Associate Vice President for Finance and Administration Mary Hupfer said that initiatives like automating timekeeping could save money, but there are bigger budget priorities for the university.

“With the timesheets the initiative is very much at the forefront. It’s more a matter of timing and resources at this point,” she said.

Hupfer said for the last four to five years the main focus for the budget hearings has been compensation. This has included across the board compensation and looking at an equity increase for groups that historically have been on the lower end of the pay range.

“Compensation has been the highest priority,” she said.

However, the university budget has made fulfilling the goal difficult.

“In this past biennium, the biennium that we are currently in, funding from the state was very limited. In the first year of the biennium we received $1,394 additional from the state. Nothing,” Hupfer said. “The second year was just a little over $400,000. When we are talking about a 1 percent increase on our payroll, that’s about $750,000 for just a 1 percent increase for all faculty, staff and administrators.”

Hupfer said with limited funds the budget group felt like they needed to do something in the area of compensation.

“For this past year we did a $500 increase for everybody you know for percentage wise for lower paid people it’s a higher percentage but it was just $500 across the board because of the resource situation,” she said.

Budgetary decisions such as these are decided by a budget hearing group that consists of the President, Vice Presidents and Finance and Administration members.

“Our budget process is open to the entire campus,” Hupfer said. “There are various clusters of areas on campus that come together to determine what their priorities are, and then each of the clusters has an opportunity to make a public presentation on what their needs are.”

She said that this process is set to change this year.

“For this year we are taking a step back from that process and evaluating what we want it to look like going forward,” Hupfer said.

Hupfer said this year will include some public presentations, an overview of the funding for the 2018-2019 year by President Ronald Rochon, and a state of the university address on the “fiscal status of the university.”

“Then we are going to meet with those folks that make up those clusters and kinda determine what we want this process to be going forward particularly in light of limited resources,” Hupfer said.

She said it is important to have the opportunity to do strategic planning while acknowledging the needs of the university and the limited resources available.

Hupfer said the budget committee has been working within the framework of the current strategic plan.

“The initiatives in the current strategic plan include purposeful and sustainable growth, lifelong learning for the entire institution and access and opportunity,” she said. “The focus of our last three or four years of budget hearing process has been growth.”

Hupfer said growth does not just mean growth in the number of bodies on campus, but growth in many areas.

“(It includes) growth in compliance, growth in regulation, growth in academic programs, growth in opportunities for students to participate in…growth in opportunity not only for students, but for employees as well with the primary focus of one of those sort of unavoidable things which is compensating the people which you have making things happen.”

Hupfer said the strategic plans have provided framework for the budget hearings and solidified ideas.

“We are very young to have an official strategic plan,” she said. “This is only the second one of the institution.
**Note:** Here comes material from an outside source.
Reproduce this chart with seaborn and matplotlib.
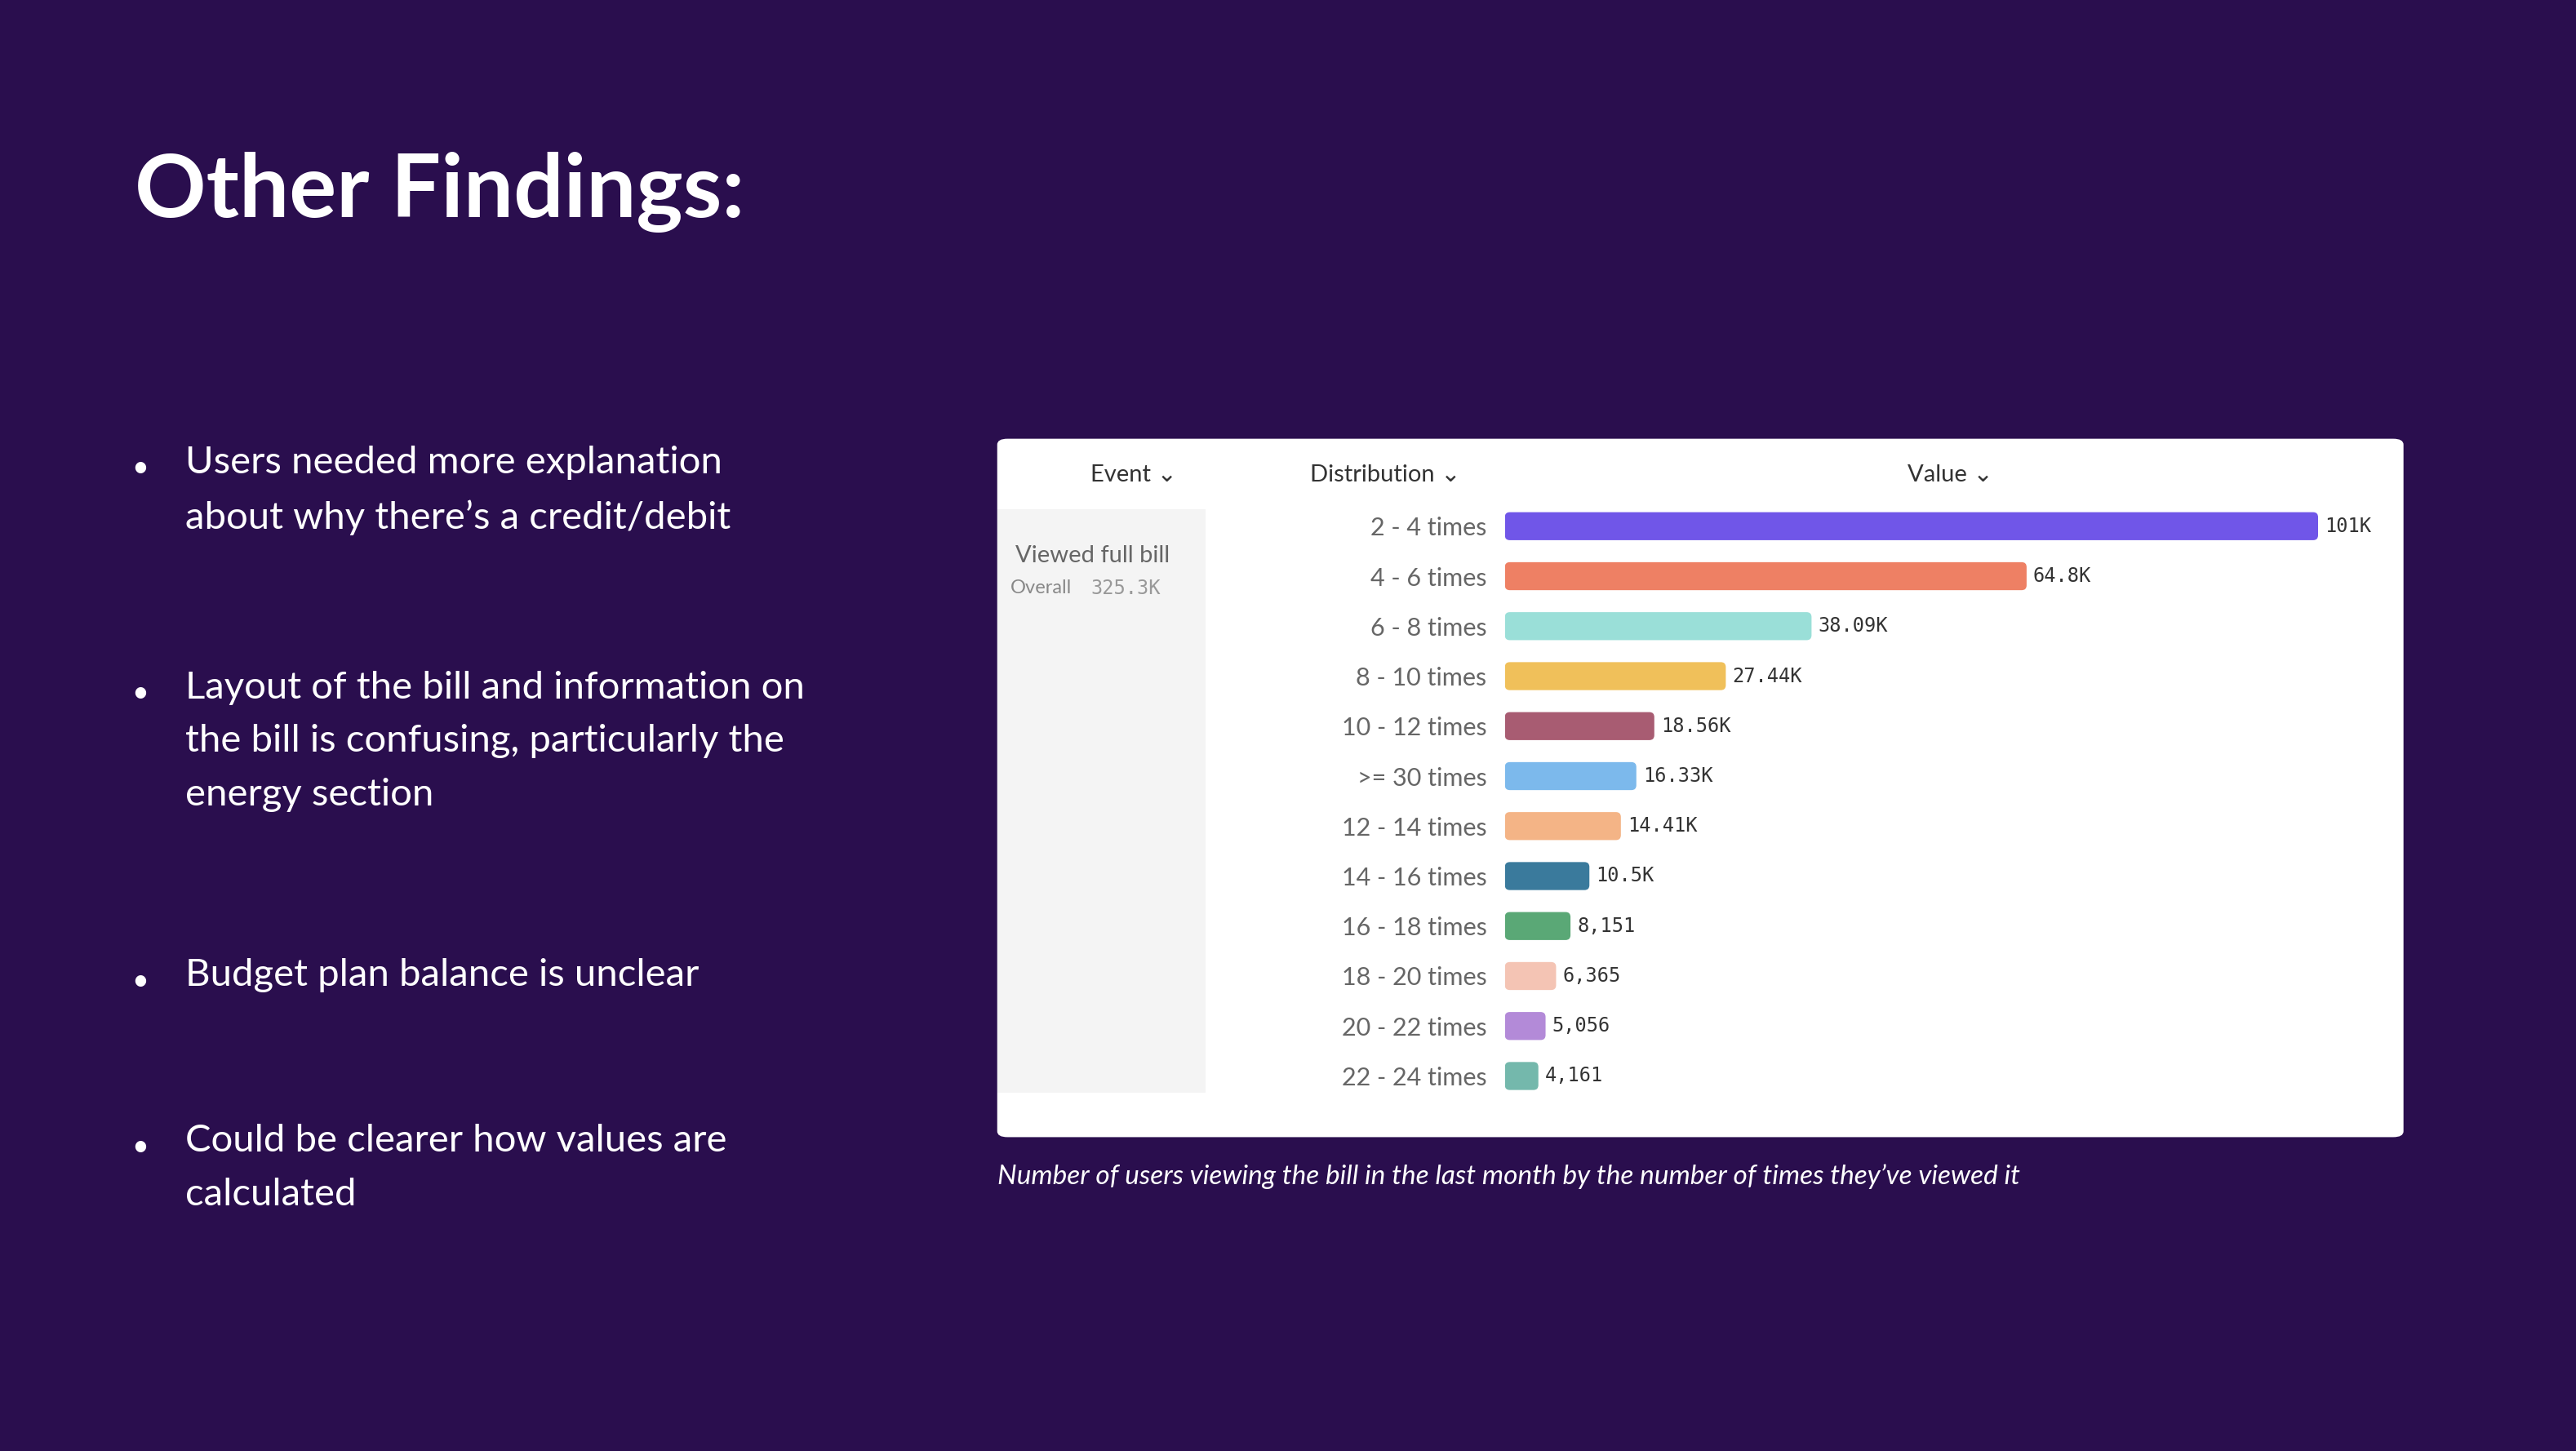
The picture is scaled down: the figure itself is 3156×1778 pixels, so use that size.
import matplotlib.pyplot as plt
import seaborn as sns
import pandas as pd
from matplotlib.patches import FancyBboxPatch, Rectangle

categories = ['2 - 4 times', '4 - 6 times', '6 - 8 times', '8 - 10 times', '10 - 12 times',
              '>= 30 times', '12 - 14 times', '14 - 16 times', '16 - 18 times',
              '18 - 20 times', '20 - 22 times', '22 - 24 times']
values = [101000, 64800, 38090, 27440, 18560, 16330, 14410, 10500, 8151, 6365, 5056, 4161]
value_labels = ['101K', '64.8K', '38.09K', '27.44K', '18.56K', '16.33K', '14.41K', '10.5K',
                '8,151', '6,365', '5,056', '4,161']
colors = ['#7056E8', '#EE8064', '#9ADFD8', '#F0C05A', '#A85C72', '#7CB9EC',
          '#F4B486', '#3A7A9C', '#5AA876', '#F4C4B4', '#B38AD8', '#74B8AC']
bullets = ["Users needed more explanation\nabout why there\u2019s a credit/debit",
           "Layout of the bill and information on\nthe bill is confusing, particularly the\nenergy section",
           "Budget plan balance is unclear",
           "Could be clearer how values are\ncalculated"]
bullet_y = [285, 422, 597, 698]

sns.set_theme(style='white')
plt.rcParams['font.family'] = ['Lato', 'DejaVu Sans']
bg = '#2A0E4E'
fig = plt.figure(figsize=(15.78, 8.89), dpi=200, facecolor=bg)
H, W = 883, 1568

def fy(y):
    return 1 - y / H

def fx(x):
    return x / W

fig.text(fx(82), fy(117), 'Other Findings:', color='white', fontsize=39, fontweight='bold', va='center')
for t, y in zip(bullets, bullet_y):
    fig.text(fx(80), fy(y), '\u2022', color='white', fontsize=13, va='center')
    fig.text(fx(113), fy(y - 14), t, color='white', fontsize=17, va='top', linespacing=1.7)

# white panel
fig.patches.append(FancyBboxPatch((fx(607), fy(692)), fx(1463) - fx(607), fy(267) - fy(692),
                                  boxstyle='round,pad=0,rounding_size=0.004', transform=fig.transFigure,
                                  facecolor='white', edgecolor='none'))
fig.patches.append(Rectangle((fx(607), fy(665)), fx(734) - fx(607), fy(310) - fy(665),
                             transform=fig.transFigure, facecolor='#F4F4F4', edgecolor='none'))
hdr_kw = dict(color='#333333', fontsize=10.5, va='center', ha='center')
fig.text(fx(690), fy(289), 'Event \u2304', **hdr_kw)
fig.text(fx(843), fy(289), 'Distribution \u2304', **hdr_kw)
fig.text(fx(1187), fy(289), 'Value \u2304', **hdr_kw)
fig.text(fx(618), fy(338), 'Viewed full bill', color='#666666', fontsize=10.5, va='center')
fig.text(fx(615), fy(358), 'Overall', color='#888888', fontsize=8.5, va='center')
fig.text(fx(664), fy(358), '325.3K', color='#999999', fontsize=8.5, va='center', family='DejaVu Sans Mono')
fig.text(fx(607), fy(716), "Number of users viewing the bill in the last month by the number of times they\u2019ve viewed it",
         color='white', fontsize=12, style='italic', va='center')

ax = fig.add_axes([fx(916), fy(670), fx(1455) - fx(916), fy(305) - fy(670)])
ax.set_zorder(3)
ax.set_facecolor('none')
df = pd.DataFrame({'cat': categories, 'val': values})
sns.barplot(data=df, x='val', y='cat', hue='cat', palette=colors, legend=False, ax=ax, width=0.56)
xmax = 101000 * (1455 - 916) / (1411 - 916)
ax.set_xlim(0, xmax)
ax.set_ylim(11.5, -0.5)
xpp = xmax / 539
ypp = 12 / 365
for p, c in zip(list(ax.patches), colors):
    x, y, w, h = p.get_x(), p.get_y(), p.get_width(), p.get_height()
    p.set_visible(False)
    ax.add_patch(FancyBboxPatch((x, y), w, h, boxstyle=f'round,pad=0,rounding_size={3 * xpp}',
                                mutation_aspect=ypp / xpp, facecolor=c, edgecolor='none'))
for i, (v, lab) in enumerate(zip(values, value_labels)):
    ax.text(v + 4 * xpp, i, lab, va='center', ha='left', fontsize=8.5, color='#333333',
            family='DejaVu Sans Mono')
ax.set_xlabel('')
ax.set_ylabel('')
ax.set_xticks([])
ax.tick_params(axis='y', length=0, pad=8, labelsize=11, labelcolor='#666666')
sns.despine(ax=ax, left=True, bottom=True)

fig.savefig('out.png', facecolor=bg)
I think as we move forward we will see a lot of development in the way that the strategic plans are put together and what their focuses are. In our first plan we started with six initiatives and this second narrowed down to the three most important initiatives.”

Bridges said he is a big advocate for the direction that the strategic planning has provided at the university.
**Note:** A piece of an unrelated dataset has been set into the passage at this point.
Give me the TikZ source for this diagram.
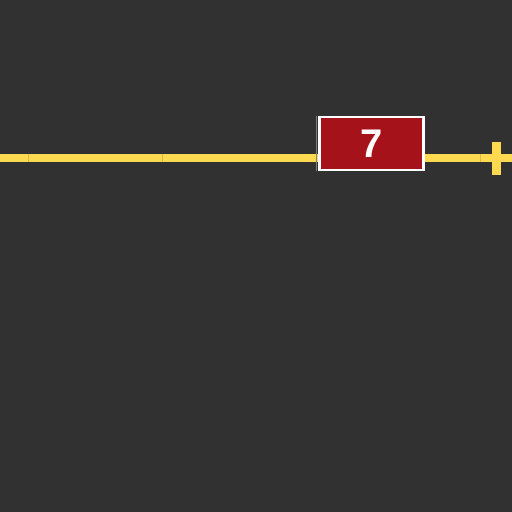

“You are best when you have an idea of where you are going, otherwise when you get there you don’t know why you even took off in that direction to begin with… so to answer your question about what will the success be in 2020. I think there will be some successes, I think there will be some carry over items and that’s what I anticipate would happen with any strategic plan.”
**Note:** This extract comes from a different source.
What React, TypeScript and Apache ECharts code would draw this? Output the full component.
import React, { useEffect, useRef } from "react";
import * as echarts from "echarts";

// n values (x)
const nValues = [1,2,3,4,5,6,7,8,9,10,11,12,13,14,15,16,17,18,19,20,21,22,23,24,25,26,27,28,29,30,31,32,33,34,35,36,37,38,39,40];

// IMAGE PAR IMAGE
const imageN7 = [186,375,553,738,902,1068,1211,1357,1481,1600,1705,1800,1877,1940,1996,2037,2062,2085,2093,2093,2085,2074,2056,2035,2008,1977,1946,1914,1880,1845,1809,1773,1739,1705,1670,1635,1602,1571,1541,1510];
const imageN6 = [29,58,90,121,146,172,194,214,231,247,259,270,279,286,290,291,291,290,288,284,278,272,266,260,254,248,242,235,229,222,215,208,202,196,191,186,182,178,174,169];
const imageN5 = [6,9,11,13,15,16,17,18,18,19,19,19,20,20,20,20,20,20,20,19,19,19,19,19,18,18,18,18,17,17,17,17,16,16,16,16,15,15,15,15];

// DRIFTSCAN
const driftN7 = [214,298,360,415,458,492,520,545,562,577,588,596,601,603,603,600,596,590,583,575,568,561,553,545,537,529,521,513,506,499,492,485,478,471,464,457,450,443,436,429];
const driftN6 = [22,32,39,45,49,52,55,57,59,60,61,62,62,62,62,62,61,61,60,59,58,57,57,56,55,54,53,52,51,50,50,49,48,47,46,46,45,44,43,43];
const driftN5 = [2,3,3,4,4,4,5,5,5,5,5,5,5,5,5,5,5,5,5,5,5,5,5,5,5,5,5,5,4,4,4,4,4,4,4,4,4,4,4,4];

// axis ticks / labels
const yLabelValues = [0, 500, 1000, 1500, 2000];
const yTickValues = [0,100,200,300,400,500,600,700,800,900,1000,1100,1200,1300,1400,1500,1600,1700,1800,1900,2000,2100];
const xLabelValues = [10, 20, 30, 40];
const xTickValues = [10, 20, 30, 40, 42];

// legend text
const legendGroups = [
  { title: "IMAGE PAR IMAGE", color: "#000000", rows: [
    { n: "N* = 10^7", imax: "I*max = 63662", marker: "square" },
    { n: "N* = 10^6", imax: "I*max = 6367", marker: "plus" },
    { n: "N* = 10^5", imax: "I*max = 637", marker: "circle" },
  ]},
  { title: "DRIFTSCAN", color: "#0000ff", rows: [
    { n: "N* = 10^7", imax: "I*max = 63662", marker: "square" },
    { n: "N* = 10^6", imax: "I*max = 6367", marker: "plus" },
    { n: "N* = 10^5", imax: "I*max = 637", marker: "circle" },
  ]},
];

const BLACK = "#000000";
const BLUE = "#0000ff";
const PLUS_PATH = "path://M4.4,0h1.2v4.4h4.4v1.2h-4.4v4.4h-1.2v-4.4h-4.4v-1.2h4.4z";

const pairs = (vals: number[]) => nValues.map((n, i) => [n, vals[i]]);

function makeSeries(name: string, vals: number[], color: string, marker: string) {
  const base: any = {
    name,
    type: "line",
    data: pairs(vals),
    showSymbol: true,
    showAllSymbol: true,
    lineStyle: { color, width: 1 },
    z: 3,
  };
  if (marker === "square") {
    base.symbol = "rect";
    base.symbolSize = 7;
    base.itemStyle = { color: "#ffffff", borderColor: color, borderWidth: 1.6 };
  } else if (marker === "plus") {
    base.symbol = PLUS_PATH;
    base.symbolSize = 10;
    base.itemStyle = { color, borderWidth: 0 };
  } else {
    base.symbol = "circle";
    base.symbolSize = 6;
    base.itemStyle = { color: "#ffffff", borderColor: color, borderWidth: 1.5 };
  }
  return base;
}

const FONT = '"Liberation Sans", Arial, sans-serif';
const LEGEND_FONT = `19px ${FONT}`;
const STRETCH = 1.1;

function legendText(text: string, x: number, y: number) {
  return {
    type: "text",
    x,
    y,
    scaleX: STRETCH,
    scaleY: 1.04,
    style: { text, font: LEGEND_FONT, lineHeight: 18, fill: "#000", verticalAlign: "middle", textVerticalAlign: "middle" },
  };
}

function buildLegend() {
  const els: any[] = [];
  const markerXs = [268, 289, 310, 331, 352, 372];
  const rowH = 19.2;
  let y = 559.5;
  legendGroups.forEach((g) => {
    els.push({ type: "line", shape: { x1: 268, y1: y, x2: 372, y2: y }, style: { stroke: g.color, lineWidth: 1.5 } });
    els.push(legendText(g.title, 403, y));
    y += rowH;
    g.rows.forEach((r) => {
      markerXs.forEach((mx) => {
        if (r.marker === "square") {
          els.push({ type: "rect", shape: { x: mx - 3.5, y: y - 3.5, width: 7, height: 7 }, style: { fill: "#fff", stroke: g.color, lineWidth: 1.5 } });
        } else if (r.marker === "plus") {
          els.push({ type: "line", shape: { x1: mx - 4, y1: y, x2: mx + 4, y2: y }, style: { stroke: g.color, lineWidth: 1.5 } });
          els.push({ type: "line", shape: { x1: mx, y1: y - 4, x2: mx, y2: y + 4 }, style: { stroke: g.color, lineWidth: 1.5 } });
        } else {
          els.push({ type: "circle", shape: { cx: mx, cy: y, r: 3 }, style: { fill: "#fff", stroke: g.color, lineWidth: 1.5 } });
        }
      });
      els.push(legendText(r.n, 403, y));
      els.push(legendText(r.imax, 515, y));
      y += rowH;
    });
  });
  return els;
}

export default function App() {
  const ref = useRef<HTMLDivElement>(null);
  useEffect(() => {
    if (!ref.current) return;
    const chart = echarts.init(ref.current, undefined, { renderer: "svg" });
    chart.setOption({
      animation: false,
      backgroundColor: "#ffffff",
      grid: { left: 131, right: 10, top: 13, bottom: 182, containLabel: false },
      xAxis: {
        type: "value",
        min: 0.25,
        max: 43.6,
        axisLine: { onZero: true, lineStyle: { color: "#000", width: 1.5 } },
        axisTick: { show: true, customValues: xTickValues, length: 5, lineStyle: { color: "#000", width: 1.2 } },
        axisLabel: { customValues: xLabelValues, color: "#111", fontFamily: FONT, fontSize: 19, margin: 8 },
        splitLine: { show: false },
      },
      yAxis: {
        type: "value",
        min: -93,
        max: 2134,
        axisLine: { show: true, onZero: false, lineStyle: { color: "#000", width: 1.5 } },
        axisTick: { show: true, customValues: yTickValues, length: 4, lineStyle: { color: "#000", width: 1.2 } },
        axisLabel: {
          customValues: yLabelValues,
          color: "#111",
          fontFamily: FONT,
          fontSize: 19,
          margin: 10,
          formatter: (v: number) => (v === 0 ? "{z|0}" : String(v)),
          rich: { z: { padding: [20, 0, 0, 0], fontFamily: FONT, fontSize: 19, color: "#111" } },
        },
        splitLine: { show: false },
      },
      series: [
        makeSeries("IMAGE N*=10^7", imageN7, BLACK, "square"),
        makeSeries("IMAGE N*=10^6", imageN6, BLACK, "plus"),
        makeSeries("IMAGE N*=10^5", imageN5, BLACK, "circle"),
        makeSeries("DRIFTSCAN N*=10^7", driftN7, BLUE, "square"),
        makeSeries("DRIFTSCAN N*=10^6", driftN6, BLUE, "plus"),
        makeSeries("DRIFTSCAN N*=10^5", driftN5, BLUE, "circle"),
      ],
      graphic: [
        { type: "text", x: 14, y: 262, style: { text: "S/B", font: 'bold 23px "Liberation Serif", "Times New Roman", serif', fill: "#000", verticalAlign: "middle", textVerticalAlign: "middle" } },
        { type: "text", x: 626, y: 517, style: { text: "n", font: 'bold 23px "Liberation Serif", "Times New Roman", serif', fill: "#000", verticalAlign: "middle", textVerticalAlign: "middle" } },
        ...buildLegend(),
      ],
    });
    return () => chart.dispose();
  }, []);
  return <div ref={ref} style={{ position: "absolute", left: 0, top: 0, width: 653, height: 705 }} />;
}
Bridges said President Ronald Rochon “is continuing the existing strategic plan,” and will evaluate areas he thinks may be more important for the next strategic plan.

“It is certainly going to be built on what we’ve done because it’s a very strong foundation,” Bridges said.


The biennium state budget is not the only way for the state to receive money. USI is issuing $36 million of bonds in order to fund continued construction of the Physical Activity Center (PAC).

“We went through a rigorous state approval process that starts all the way with the state legislature agreeing to fund the bonds,” Bridges said. “It goes through the state budget agency the house, the commission for higher education, the governor and then the Indiana Finance Authority looks at the deal as well.”

He said the bonds are essentially a loan where investors will provide money to the university.  

“These are fee-replacement bonds meaning we pledge student fees towards this and we pay the debt payment and the state of Indiana reimburses us. They can’t commit from legislative session to legislative session for this, but they’ve never not made a payment for fee replacement,” Bridges said.

Bridges said Indiana is one of the few AAA rated states in the United States, and that the university has been rated and listed as a stable investment.

“We plan to sell those on (Jan. 23) if the market is good,” Bridges said. “Investment bankers go out and start talking to potential investors now.”

Bridges said the bankers have a presentation they will give to help sell the bonds to investors.

“If the market looks good on the 23rd and we feel like the pricing will be good, we will probably sell on the 23rd… our final close date will be Feb. 12,” he said.

Bridges said the bond funding came about because there were issues in the first phase of construction.

“We were looking at redoing the existing PAC and as we started to do that we found a lot of complications,” he said.

Bridges said there were support poles in the way and utilities in the wrong spots. This resulted in plans for the PAC changing.

“It became clear in the process that we were going to have issues and that we should consider taking the existing PAC now and use that as multi-purpose space and build the arena instead because we were going to come out much better than the opposite way,” Bridges said.

Bridges said there were several additions that needed to happen to the existing PAC, including faculty offices and community learning spaces.

“That building was built in 1980 and certainly was changed. There were 2,000 students when we built that building. We’ve gotten the money’s worth out of it, but we came back for phase two because we realized we need to update some things in the PAC,” he said.

Bridges said the PAC needs to feel more like a home for the students that are there every day for their academic programs.

“When you look at USI and USI’s reputation… the buildings that you are in and that you are a part of that have pretty state of the art academic elements aren’t seen by the public,” he said.

Bridges said people form opinions about the university based on what they see.

“This university deserves that building because it will show how far we’ve come and how good our reputation really is,” Bridges said. “I think as they come in they’ll see that, and I think that is a really important element to that project.”